Quaternary Period

by Ashton

Major geologic events

Thick glaciers advance and retreat over much of North America and Europe, parts of south America and Asia, and all of Antarctica. Quaternary, in the geologic history of Earth, a unit of time within the Cenozoic Era, beginning 2,588,000 years ago and continuing to the present day. The Quaternary has been characterized by several periods of glaciation (the “ice ages” of common lore), when ice sheets many kilometer thick have covered vast areas of the continents in temperate areas. During and between these glacial periods, rapid changes in climate and sea level have occurred, and environments worldwide have been altered. These variations in turn have driven rapid changes in life-forms, both flora and fauna. Beginning some 200,000 years ago, they were responsible for the rise of modern humans.

Climate

Scientists have evidence of more than 60 periods of glacial expansion interspersed with briefer intervals of warmer temperatures. The entire Quaternary Period, including the present, is referred to as an ice age due to the presence of at least one permanent ice sheet (Antarctica); however, the Pleistocene Epoch was generally much drier and colder than the present time.

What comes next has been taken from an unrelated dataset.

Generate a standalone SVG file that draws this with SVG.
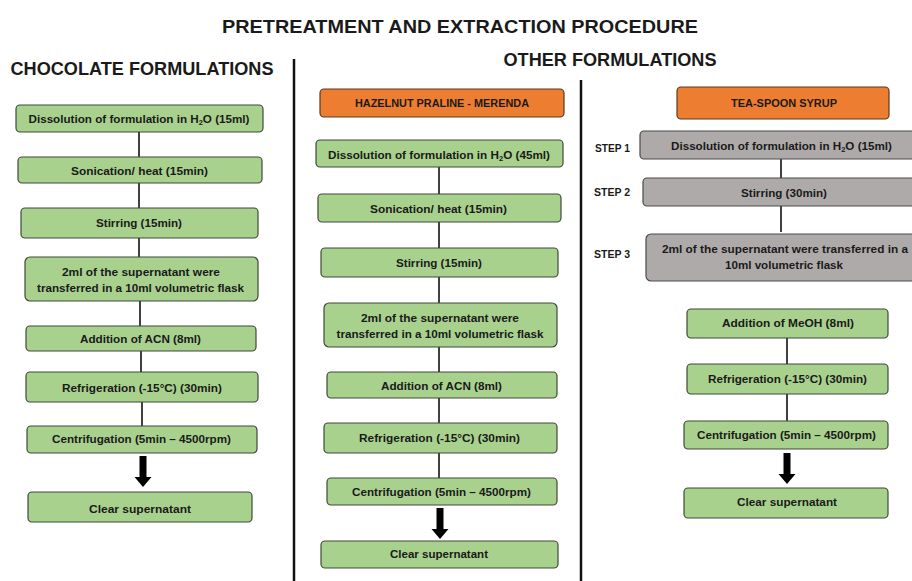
<svg xmlns="http://www.w3.org/2000/svg" width="912" height="581" viewBox="0 0 912 581">
<defs>
<style>
text{font-family:"Liberation Sans",Arial,sans-serif;font-weight:bold;fill:#1a1a1a;text-anchor:middle}
.t{font-size:11.6px}
.h{font-size:18.6px}
.o{font-size:10.6px}
.s{font-size:10.4px;text-anchor:start}
.g{fill:#A9D18E;stroke:#3f4a38;stroke-width:1.2}
.or{fill:#ED7D31;stroke:#5a3a20;stroke-width:1.2}
.gr{fill:#AEAAAA;stroke:#4a4a4a;stroke-width:1.2}
.c{stroke:#111;stroke-width:1.6;fill:none}
.sep{stroke:#111;stroke-width:2.5}
.sub{font-size:7.5px}
</style>
<path id="arr" d="M-3.5,0 H3.5 V21 H8.5 L0,31 L-8.5,21 H-3.5 Z" fill="#000"/>
</defs>
<rect width="912" height="581" fill="#fff"/>

<g id="titles">
<text class="h" x="460" y="33" textLength="476" lengthAdjust="spacingAndGlyphs">PRETREATMENT AND EXTRACTION PROCEDURE</text>
<text class="h" x="142" y="75" textLength="263" lengthAdjust="spacingAndGlyphs">CHOCOLATE FORMULATIONS</text>
<text class="h" x="610" y="66" textLength="213" lengthAdjust="spacingAndGlyphs">OTHER FORMULATIONS</text>
</g>

<g id="separators">
<line class="sep" x1="294" y1="59" x2="294" y2="581"/>
<line class="sep" x1="581" y1="80" x2="581" y2="581"/>
</g>

<g id="connectors">
<line class="c" x1="139" y1="132" x2="139" y2="157"/>
<line class="c" x1="139" y1="183" x2="139" y2="208"/>
<line class="c" x1="139" y1="238" x2="139" y2="257"/>
<line class="c" x1="140" y1="301" x2="140" y2="326"/>
<line class="c" x1="141" y1="351" x2="141" y2="372"/>
<line class="c" x1="142" y1="402" x2="142" y2="426"/>
<use href="#arr" x="143" y="456"/>
<line class="c" x1="439" y1="167" x2="439" y2="194"/>
<line class="c" x1="439" y1="222" x2="439" y2="248"/>
<line class="c" x1="439" y1="277" x2="439" y2="303"/>
<line class="c" x1="439" y1="347" x2="439" y2="372"/>
<line class="c" x1="439" y1="398" x2="439" y2="423"/>
<line class="c" x1="439" y1="453" x2="439" y2="478"/>
<use href="#arr" x="440" y="508"/>
<line class="c" x1="781" y1="159" x2="781" y2="178"/>
<line class="c" x1="781" y1="206" x2="781" y2="232"/>
<line class="c" x1="787" y1="338" x2="787" y2="364"/>
<line class="c" x1="787" y1="394" x2="787" y2="421"/>
<use href="#arr" x="787" y="453"/>
</g>

<!-- Column 1: chocolate -->
<g id="c1n1"><rect class="g" x="16" y="105" width="247" height="27" rx="4"/>
<text class="t" x="139" y="123" textLength="221" lengthAdjust="spacingAndGlyphs">Dissolution of formulation in H<tspan class="sub" dy="2">2</tspan><tspan dy="-2">O (15ml)</tspan></text></g>
<g id="c1n2"><rect class="g" x="18" y="157" width="244" height="26" rx="4"/>
<text class="t" x="139.5" y="175" textLength="137" lengthAdjust="spacingAndGlyphs">Sonication/ heat (15min)</text></g>
<g id="c1n3"><rect class="g" x="21" y="208" width="237" height="30" rx="4"/>
<text class="t" x="139" y="227" textLength="86" lengthAdjust="spacingAndGlyphs">Stirring (15min)</text></g>
<g id="c1n4"><rect class="g" x="25" y="257" width="233" height="44" rx="5"/>
<text class="t" x="141" y="276" textLength="158" lengthAdjust="spacingAndGlyphs">2ml of the supernatant were</text>
<text class="t" x="140.5" y="292" textLength="207" lengthAdjust="spacingAndGlyphs">transferred in a 10ml volumetric flask</text></g>
<g id="c1n5"><rect class="g" x="26" y="326" width="230" height="25" rx="4"/>
<text class="t" x="140.5" y="343" textLength="121" lengthAdjust="spacingAndGlyphs">Addition of ACN (8ml)</text></g>
<g id="c1n6"><rect class="g" x="26" y="372" width="232" height="30" rx="4"/>
<text class="t" x="142" y="392" textLength="160" lengthAdjust="spacingAndGlyphs">Refrigeration (-15°C) (30min)</text></g>
<g id="c1n7"><rect class="g" x="27" y="426" width="230" height="27" rx="4"/>
<text class="t" x="141.5" y="443" textLength="179" lengthAdjust="spacingAndGlyphs">Centrifugation (5min – 4500rpm)</text></g>
<g id="c1n8"><rect class="g" x="28" y="492" width="224" height="30" rx="4"/>
<text class="t" x="140" y="513" textLength="102" lengthAdjust="spacingAndGlyphs">Clear supernatant</text></g>

<!-- Column 2: hazelnut praline -->
<g id="c2h"><rect class="or" x="320" y="89" width="244" height="28" rx="4"/>
<text class="o" x="442" y="107" textLength="174" lengthAdjust="spacingAndGlyphs">HAZELNUT PRALINE - MERENDA</text></g>
<g id="c2n1"><rect class="g" x="316" y="140" width="247" height="27" rx="4"/>
<text class="t" x="439" y="159" textLength="222" lengthAdjust="spacingAndGlyphs">Dissolution of formulation in H<tspan class="sub" dy="2">2</tspan><tspan dy="-2">O (45ml)</tspan></text></g>
<g id="c2n2"><rect class="g" x="318" y="194" width="243" height="28" rx="4"/>
<text class="t" x="438.5" y="213" textLength="137" lengthAdjust="spacingAndGlyphs">Sonication/ heat (15min)</text></g>
<g id="c2n3"><rect class="g" x="321" y="248" width="237" height="29" rx="4"/>
<text class="t" x="439" y="267" textLength="86" lengthAdjust="spacingAndGlyphs">Stirring (15min)</text></g>
<g id="c2n4"><rect class="g" x="324" y="303" width="233" height="44" rx="5"/>
<text class="t" x="440" y="322" textLength="158" lengthAdjust="spacingAndGlyphs">2ml of the supernatant were</text>
<text class="t" x="440" y="338" textLength="207" lengthAdjust="spacingAndGlyphs">transferred in a 10ml volumetric flask</text></g>
<g id="c2n5"><rect class="g" x="327" y="372" width="230" height="26" rx="4"/>
<text class="t" x="441.5" y="390" textLength="121" lengthAdjust="spacingAndGlyphs">Addition of ACN (8ml)</text></g>
<g id="c2n6"><rect class="g" x="324" y="423" width="233" height="30" rx="4"/>
<text class="t" x="439.5" y="442" textLength="161" lengthAdjust="spacingAndGlyphs">Refrigeration (-15°C) (30min)</text></g>
<g id="c2n7"><rect class="g" x="327" y="478" width="230" height="27" rx="4"/>
<text class="t" x="441.5" y="496" textLength="179" lengthAdjust="spacingAndGlyphs">Centrifugation (5min – 4500rpm)</text></g>
<g id="c2n8"><rect class="g" x="321" y="541" width="237" height="27" rx="4"/>
<text class="t" x="439" y="558" textLength="98" lengthAdjust="spacingAndGlyphs">Clear supernatant</text></g>

<!-- Column 3: tea-spoon syrup -->
<g id="c3h"><rect class="or" x="677" y="87" width="212" height="32" rx="4"/>
<text class="o" x="784" y="107" textLength="106" lengthAdjust="spacingAndGlyphs">TEA-SPOON SYRUP</text></g>
<g id="steps">
<text class="s" x="595" y="152" textLength="35" lengthAdjust="spacingAndGlyphs">STEP 1</text>
<text class="s" x="594" y="196" textLength="36" lengthAdjust="spacingAndGlyphs">STEP 2</text>
<text class="s" x="594" y="258" textLength="36" lengthAdjust="spacingAndGlyphs">STEP 3</text>
</g>
<g id="c3s1"><rect class="gr" x="640" y="131" width="284" height="28" rx="4"/>
<text class="t" x="781.5" y="150" textLength="221" lengthAdjust="spacingAndGlyphs">Dissolution of formulation in H<tspan class="sub" dy="2">2</tspan><tspan dy="-2">O (15ml)</tspan></text></g>
<g id="c3s2"><rect class="gr" x="643" y="178" width="284" height="28" rx="4"/>
<text class="t" x="784" y="197" textLength="86" lengthAdjust="spacingAndGlyphs">Stirring (30min)</text></g>
<g id="c3s3"><rect class="gr" x="646" y="234" width="284" height="47" rx="5"/>
<text class="t" x="785" y="253" textLength="246" lengthAdjust="spacingAndGlyphs">2ml of the supernatant were transferred in a</text>
<text class="t" x="784" y="269" textLength="118" lengthAdjust="spacingAndGlyphs">10ml volumetric flask</text></g>
<g id="c3n1"><rect class="g" x="687" y="309" width="201" height="29" rx="4"/>
<text class="t" x="788" y="327" textLength="132" lengthAdjust="spacingAndGlyphs">Addition of MeOH (8ml)</text></g>
<g id="c3n2"><rect class="g" x="687" y="364" width="201" height="30" rx="4"/>
<text class="t" x="787.5" y="383" textLength="159" lengthAdjust="spacingAndGlyphs">Refrigeration (-15°C) (30min)</text></g>
<g id="c3n3"><rect class="g" x="684" y="421" width="204" height="28" rx="4"/>
<text class="t" x="786.5" y="439" textLength="179" lengthAdjust="spacingAndGlyphs">Centrifugation (5min – 4500rpm)</text></g>
<g id="c3n4"><rect class="g" x="684" y="488" width="204" height="30" rx="4"/>
<text class="t" x="787" y="506" textLength="100" lengthAdjust="spacingAndGlyphs">Clear supernatant</text></g>
</svg>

Although glacial advancement varied between continents, about 22,000 years ago, glaciers covered approximately 30 percent of Earth’s surface. Ahead of the glaciers, in areas that are now Europe and North America, there existed vast grasslands known as the “mammoth steppes.” The mammoth steppes had a higher productivity than modern grasslands with greater biomass. The grasses were dense and highly nutritious. Winter snow cover was quite shallow.

Animals

These steppes supported enormous herbivores such as mammoth, mastodon, giant bison and woolly rhinoceros, which were well adapted to the cold. These animals were preyed upon by equally large carnivores such as saber toothed cats, cave bears and dire wolves.

The latest glacial retreat began the Holocene Epoch. In Europe and North America the mammoth steppes were largely replaced by forest. This change in climate and food resources began the extinction of the largest herbivores and their predators. However climate change was not the only factor in their demise; a new predator was making itself known.

Intresing

One significant outcome of the recent ice age was the development of Homo sapiens. Humans adapted to the harsh climate by developing such tools as the bone needle to sew warm clothing, and used the land bridges to spread to new regions. By the start of the warmer Holocene epoch, humans were in position to take advantage of the favorable conditions by developing agricultural and domestication techniques. Meanwhile, the mastodons, saber-toothed cats, giant ground sloths and other megafauna that reigned during the glacial period went extinct by its end.

predators

Animals were preyed upon by equally large carnivores such as saber toothed cats, cave bears and dire wolves. The latest glacial retreat began the Holocene Epoch.